— Begin —
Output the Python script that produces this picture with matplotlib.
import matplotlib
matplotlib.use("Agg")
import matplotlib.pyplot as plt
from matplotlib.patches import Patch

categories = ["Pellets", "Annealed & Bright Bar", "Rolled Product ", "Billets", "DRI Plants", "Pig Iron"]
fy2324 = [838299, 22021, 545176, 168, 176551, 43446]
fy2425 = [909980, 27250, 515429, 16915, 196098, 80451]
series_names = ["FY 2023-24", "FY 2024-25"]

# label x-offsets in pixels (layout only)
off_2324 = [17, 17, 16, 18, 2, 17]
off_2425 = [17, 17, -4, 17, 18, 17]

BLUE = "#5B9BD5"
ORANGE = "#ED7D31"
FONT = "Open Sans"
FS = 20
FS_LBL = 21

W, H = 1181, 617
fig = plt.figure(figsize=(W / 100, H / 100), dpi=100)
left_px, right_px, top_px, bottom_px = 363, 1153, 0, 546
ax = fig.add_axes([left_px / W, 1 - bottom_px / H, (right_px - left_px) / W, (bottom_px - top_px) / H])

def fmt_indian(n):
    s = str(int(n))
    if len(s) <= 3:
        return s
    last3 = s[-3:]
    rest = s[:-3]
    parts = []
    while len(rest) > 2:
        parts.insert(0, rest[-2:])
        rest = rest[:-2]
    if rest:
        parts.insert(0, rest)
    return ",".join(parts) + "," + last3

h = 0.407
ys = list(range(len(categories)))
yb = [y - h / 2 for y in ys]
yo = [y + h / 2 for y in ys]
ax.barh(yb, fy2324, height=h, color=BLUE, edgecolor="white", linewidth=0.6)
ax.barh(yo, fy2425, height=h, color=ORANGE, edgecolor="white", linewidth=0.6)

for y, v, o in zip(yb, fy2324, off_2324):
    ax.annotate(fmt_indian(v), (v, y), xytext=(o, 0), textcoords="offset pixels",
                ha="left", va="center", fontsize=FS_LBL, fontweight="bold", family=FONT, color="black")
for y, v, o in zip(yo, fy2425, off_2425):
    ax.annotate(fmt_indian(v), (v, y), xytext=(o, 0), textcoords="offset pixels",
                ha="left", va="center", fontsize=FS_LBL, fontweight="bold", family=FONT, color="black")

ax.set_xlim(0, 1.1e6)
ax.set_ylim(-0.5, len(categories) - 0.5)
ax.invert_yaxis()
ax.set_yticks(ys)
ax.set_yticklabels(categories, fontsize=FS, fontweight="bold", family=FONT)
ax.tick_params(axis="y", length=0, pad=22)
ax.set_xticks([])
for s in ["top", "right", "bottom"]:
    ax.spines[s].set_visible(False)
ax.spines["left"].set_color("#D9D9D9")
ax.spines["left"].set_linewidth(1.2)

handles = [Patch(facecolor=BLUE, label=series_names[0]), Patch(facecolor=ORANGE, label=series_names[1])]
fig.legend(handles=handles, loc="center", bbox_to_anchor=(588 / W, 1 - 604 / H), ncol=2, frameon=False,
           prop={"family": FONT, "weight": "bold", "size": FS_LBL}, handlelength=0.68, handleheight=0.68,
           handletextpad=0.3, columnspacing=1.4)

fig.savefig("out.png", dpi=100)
— End —
_Given problem_: The whole listing above needs to be written out again exactly.

_Exercise response_:
Output the Python script that produces this picture with matplotlib.
import matplotlib
matplotlib.use("Agg")
import matplotlib.pyplot as plt
from matplotlib.patches import Patch

categories = ["Pellets", "Annealed & Bright Bar", "Rolled Product ", "Billets", "DRI Plants", "Pig Iron"]
fy2324 = [838299, 22021, 545176, 168, 176551, 43446]
fy2425 = [909980, 27250, 515429, 16915, 196098, 80451]
series_names = ["FY 2023-24", "FY 2024-25"]

# label x-offsets in pixels (layout only)
off_2324 = [17, 17, 16, 18, 2, 17]
off_2425 = [17, 17, -4, 17, 18, 17]

BLUE = "#5B9BD5"
ORANGE = "#ED7D31"
FONT = "Open Sans"
FS = 20
FS_LBL = 21

W, H = 1181, 617
fig = plt.figure(figsize=(W / 100, H / 100), dpi=100)
left_px, right_px, top_px, bottom_px = 363, 1153, 0, 546
ax = fig.add_axes([left_px / W, 1 - bottom_px / H, (right_px - left_px) / W, (bottom_px - top_px) / H])

def fmt_indian(n):
    s = str(int(n))
    if len(s) <= 3:
        return s
    last3 = s[-3:]
    rest = s[:-3]
    parts = []
    while len(rest) > 2:
        parts.insert(0, rest[-2:])
        rest = rest[:-2]
    if rest:
        parts.insert(0, rest)
    return ",".join(parts) + "," + last3

h = 0.407
ys = list(range(len(categories)))
yb = [y - h / 2 for y in ys]
yo = [y + h / 2 for y in ys]
ax.barh(yb, fy2324, height=h, color=BLUE, edgecolor="white", linewidth=0.6)
ax.barh(yo, fy2425, height=h, color=ORANGE, edgecolor="white", linewidth=0.6)

for y, v, o in zip(yb, fy2324, off_2324):
    ax.annotate(fmt_indian(v), (v, y), xytext=(o, 0), textcoords="offset pixels",
                ha="left", va="center", fontsize=FS_LBL, fontweight="bold", family=FONT, color="black")
for y, v, o in zip(yo, fy2425, off_2425):
    ax.annotate(fmt_indian(v), (v, y), xytext=(o, 0), textcoords="offset pixels",
                ha="left", va="center", fontsize=FS_LBL, fontweight="bold", family=FONT, color="black")

ax.set_xlim(0, 1.1e6)
ax.set_ylim(-0.5, len(categories) - 0.5)
ax.invert_yaxis()
ax.set_yticks(ys)
ax.set_yticklabels(categories, fontsize=FS, fontweight="bold", family=FONT)
ax.tick_params(axis="y", length=0, pad=22)
ax.set_xticks([])
for s in ["top", "right", "bottom"]:
    ax.spines[s].set_visible(False)
ax.spines["left"].set_color("#D9D9D9")
ax.spines["left"].set_linewidth(1.2)

handles = [Patch(facecolor=BLUE, label=series_names[0]), Patch(facecolor=ORANGE, label=series_names[1])]
fig.legend(handles=handles, loc="center", bbox_to_anchor=(588 / W, 1 - 604 / H), ncol=2, frameon=False,
           prop={"family": FONT, "weight": "bold", "size": FS_LBL}, handlelength=0.68, handleheight=0.68,
           handletextpad=0.3, columnspacing=1.4)

fig.savefig("out.png", dpi=100)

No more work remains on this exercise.